Image Neural Field Diffusion Models
This work addresses a limitation in diffusion models for image generation, enabling more flexible and efficient handling of multi-resolution data and inverse problems, though it builds incrementally on existing techniques.
The authors tackled the problem of diffusion models being limited to fixed-resolution images by proposing to learn the distribution of continuous images using image neural fields, which can be rendered at any resolution, and showed that this approach outperforms fixed-resolution models followed by super-resolution models.
Diffusion models have shown an impressive ability to model complex data distributions, with several key advantages over GANs, such as stable training, better coverage of the training distribution's modes, and the ability to solve inverse problems without extra training.

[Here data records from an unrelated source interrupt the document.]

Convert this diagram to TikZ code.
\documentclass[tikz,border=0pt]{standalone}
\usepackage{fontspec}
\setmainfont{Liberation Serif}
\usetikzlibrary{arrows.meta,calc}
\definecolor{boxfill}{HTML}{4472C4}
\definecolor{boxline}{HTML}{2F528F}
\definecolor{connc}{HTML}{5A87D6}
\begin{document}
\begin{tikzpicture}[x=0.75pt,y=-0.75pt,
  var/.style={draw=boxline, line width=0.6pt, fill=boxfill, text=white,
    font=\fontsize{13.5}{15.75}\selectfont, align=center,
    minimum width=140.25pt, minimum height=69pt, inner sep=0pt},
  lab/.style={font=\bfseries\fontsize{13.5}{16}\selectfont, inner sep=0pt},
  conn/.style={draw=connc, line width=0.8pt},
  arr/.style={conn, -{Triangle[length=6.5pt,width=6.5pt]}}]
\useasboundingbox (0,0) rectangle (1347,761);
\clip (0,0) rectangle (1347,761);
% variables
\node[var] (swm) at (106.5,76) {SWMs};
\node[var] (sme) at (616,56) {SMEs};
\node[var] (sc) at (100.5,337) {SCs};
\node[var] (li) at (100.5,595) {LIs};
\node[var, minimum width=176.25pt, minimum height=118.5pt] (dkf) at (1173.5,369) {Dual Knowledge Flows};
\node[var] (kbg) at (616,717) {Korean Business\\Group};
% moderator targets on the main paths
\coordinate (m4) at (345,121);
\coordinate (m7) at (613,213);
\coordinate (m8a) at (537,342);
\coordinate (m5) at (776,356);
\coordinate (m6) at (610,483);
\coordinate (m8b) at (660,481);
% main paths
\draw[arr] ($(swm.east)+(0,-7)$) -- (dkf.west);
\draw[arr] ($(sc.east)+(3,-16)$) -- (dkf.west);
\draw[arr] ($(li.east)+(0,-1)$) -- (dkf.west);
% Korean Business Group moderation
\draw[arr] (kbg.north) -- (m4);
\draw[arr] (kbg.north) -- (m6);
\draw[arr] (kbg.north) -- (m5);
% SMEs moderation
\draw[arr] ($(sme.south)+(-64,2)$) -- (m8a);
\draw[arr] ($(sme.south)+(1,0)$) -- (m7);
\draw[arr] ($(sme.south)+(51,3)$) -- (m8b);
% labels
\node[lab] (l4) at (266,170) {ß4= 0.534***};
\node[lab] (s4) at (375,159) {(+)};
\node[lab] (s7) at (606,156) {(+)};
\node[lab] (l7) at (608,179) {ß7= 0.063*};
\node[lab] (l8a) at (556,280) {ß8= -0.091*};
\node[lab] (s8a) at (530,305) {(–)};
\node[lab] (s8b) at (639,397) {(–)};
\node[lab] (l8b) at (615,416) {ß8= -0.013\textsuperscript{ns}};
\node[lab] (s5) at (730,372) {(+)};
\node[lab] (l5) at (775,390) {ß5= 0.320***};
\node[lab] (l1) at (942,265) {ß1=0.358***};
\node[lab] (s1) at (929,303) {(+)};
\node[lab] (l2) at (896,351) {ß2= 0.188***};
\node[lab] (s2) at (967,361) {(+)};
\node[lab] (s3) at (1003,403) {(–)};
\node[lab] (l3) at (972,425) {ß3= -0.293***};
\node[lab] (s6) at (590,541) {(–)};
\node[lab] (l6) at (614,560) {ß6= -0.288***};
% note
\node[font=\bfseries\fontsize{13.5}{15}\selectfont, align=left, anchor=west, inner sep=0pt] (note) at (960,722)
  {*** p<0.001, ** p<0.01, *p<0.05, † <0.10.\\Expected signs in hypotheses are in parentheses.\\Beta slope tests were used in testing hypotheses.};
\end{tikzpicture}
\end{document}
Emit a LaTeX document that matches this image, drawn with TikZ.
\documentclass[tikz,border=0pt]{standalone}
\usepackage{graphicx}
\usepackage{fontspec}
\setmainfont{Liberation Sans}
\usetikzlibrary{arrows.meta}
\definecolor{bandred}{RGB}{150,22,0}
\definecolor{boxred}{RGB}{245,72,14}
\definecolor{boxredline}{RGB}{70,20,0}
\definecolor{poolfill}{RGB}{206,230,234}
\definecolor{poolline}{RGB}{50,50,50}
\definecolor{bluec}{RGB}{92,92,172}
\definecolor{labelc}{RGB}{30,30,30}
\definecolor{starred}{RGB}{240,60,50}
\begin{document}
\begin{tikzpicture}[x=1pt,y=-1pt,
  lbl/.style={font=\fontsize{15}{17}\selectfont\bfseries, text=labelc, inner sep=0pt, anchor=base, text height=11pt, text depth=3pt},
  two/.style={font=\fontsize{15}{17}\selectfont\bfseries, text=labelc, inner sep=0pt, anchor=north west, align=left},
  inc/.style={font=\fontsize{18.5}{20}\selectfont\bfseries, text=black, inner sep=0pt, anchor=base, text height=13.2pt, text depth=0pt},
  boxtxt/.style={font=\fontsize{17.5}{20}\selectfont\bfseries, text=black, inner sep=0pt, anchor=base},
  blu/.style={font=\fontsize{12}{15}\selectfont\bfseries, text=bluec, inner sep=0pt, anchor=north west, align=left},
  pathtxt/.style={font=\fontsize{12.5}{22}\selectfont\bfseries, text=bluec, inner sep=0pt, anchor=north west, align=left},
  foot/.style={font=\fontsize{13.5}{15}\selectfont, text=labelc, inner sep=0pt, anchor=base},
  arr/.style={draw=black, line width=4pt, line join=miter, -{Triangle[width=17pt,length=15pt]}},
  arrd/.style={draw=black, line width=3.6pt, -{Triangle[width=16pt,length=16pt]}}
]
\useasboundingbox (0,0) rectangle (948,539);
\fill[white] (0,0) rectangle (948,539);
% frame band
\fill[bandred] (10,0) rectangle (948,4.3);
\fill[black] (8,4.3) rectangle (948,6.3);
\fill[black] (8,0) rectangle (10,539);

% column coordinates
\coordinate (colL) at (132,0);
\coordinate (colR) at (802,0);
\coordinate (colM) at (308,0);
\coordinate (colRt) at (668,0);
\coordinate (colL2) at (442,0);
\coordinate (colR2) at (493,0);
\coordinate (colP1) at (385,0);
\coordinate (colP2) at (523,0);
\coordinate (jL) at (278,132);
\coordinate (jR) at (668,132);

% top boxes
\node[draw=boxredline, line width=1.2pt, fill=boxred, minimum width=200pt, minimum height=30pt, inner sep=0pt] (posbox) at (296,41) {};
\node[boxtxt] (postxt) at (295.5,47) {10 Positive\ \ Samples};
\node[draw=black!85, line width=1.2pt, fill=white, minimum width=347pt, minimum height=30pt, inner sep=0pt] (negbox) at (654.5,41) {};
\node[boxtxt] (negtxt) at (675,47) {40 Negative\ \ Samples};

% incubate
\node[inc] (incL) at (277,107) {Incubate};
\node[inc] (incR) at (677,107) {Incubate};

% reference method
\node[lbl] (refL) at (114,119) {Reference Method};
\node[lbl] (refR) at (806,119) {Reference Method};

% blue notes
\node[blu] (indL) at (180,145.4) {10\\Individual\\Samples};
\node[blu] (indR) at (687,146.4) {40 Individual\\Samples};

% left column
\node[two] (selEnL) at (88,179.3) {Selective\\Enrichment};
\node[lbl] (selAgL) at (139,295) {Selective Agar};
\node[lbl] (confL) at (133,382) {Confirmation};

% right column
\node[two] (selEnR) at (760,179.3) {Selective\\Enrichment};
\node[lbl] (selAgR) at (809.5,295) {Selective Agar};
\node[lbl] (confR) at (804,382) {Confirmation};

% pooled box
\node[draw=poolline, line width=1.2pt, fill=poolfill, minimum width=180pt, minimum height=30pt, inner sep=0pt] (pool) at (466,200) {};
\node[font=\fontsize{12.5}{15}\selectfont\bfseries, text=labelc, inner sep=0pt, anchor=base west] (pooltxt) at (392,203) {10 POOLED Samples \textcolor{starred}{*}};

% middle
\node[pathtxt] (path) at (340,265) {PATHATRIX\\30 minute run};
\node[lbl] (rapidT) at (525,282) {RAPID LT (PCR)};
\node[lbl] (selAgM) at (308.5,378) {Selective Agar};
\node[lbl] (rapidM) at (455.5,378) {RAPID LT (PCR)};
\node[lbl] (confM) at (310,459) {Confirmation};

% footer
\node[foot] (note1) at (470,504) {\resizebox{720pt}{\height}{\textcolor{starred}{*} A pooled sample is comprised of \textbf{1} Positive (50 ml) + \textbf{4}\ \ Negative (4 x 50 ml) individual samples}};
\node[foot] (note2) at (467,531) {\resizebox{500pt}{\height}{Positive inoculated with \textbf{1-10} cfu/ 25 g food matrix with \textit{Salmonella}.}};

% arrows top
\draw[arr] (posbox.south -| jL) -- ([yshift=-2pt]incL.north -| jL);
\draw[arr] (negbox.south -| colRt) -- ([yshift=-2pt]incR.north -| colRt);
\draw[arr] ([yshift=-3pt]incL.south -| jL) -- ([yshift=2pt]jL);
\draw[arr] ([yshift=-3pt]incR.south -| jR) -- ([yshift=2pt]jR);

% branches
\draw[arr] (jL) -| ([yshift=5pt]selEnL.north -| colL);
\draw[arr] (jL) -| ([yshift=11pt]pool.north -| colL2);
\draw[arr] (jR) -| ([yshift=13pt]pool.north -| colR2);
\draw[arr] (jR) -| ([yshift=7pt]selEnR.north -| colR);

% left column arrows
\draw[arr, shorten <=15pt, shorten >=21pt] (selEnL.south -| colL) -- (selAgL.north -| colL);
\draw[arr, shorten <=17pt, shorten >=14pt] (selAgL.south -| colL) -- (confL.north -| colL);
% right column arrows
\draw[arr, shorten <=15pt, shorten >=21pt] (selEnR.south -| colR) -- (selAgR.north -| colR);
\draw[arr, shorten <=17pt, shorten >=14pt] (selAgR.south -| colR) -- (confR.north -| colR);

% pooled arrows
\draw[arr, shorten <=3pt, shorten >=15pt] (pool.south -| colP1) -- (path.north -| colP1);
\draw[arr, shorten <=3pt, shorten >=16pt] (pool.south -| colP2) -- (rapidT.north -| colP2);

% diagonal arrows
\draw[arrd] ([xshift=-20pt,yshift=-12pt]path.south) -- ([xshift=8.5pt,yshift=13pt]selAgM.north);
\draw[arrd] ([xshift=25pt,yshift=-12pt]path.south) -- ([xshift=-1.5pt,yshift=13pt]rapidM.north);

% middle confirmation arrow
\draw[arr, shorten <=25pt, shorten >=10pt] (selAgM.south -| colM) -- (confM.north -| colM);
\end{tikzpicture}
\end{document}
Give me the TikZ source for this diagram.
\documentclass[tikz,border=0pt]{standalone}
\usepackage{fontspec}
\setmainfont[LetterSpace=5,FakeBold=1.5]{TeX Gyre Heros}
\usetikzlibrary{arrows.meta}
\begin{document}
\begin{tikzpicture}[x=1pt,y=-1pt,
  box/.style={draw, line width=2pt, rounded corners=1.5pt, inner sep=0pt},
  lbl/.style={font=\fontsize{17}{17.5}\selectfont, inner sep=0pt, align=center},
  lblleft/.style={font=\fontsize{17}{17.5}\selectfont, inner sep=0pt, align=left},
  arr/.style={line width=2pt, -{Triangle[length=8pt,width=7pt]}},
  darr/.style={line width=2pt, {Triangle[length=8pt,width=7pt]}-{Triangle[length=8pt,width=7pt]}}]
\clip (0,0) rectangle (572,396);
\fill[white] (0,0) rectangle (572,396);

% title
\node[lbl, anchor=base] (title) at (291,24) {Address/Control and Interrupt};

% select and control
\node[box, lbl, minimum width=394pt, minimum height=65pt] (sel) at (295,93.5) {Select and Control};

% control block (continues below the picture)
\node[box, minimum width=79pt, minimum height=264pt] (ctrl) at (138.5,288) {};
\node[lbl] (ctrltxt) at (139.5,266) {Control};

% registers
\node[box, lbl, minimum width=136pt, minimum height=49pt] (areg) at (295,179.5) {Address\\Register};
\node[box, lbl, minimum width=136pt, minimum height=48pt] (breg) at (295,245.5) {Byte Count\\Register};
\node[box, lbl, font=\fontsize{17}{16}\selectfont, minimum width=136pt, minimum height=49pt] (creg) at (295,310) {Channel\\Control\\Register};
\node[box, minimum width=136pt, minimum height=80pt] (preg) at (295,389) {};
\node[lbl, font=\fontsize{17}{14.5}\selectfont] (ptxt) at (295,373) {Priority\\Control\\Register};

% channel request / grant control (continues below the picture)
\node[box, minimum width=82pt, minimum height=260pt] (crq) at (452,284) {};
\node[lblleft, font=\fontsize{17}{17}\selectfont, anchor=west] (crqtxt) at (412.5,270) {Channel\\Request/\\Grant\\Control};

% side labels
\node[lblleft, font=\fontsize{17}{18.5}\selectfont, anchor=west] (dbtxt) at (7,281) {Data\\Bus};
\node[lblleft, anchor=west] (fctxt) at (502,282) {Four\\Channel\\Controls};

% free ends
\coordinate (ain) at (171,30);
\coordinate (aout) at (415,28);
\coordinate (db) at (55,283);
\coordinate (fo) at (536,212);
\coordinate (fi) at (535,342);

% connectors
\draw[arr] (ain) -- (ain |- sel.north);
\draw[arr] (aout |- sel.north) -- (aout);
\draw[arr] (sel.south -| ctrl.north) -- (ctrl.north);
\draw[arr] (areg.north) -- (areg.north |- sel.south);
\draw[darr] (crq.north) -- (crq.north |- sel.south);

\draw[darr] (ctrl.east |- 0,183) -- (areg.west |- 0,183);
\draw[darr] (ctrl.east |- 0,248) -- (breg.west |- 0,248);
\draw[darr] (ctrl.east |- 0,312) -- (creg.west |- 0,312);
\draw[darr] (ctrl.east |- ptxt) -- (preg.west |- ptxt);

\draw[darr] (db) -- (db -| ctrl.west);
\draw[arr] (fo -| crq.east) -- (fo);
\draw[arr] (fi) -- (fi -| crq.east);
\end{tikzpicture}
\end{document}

However, most diffusion models learn the distribution of fixed-resolution images. We propose to learn the distribution of continuous images by training diffusion models on image neural fields, which can be rendered at any resolution, and show its advantages over fixed-resolution models. To achieve this, a key challenge is to obtain a latent space that represents photorealistic image neural fields. We propose a simple and effective method, inspired by several recent techniques but with key changes to make the image neural fields photorealistic. Our method can be used to convert existing latent diffusion autoencoders into image neural field autoencoders. We show that image neural field diffusion models can be trained using mixed-resolution image datasets, outperform fixed-resolution diffusion models followed by super-resolution models, and can solve inverse problems with conditions applied at different scales efficiently.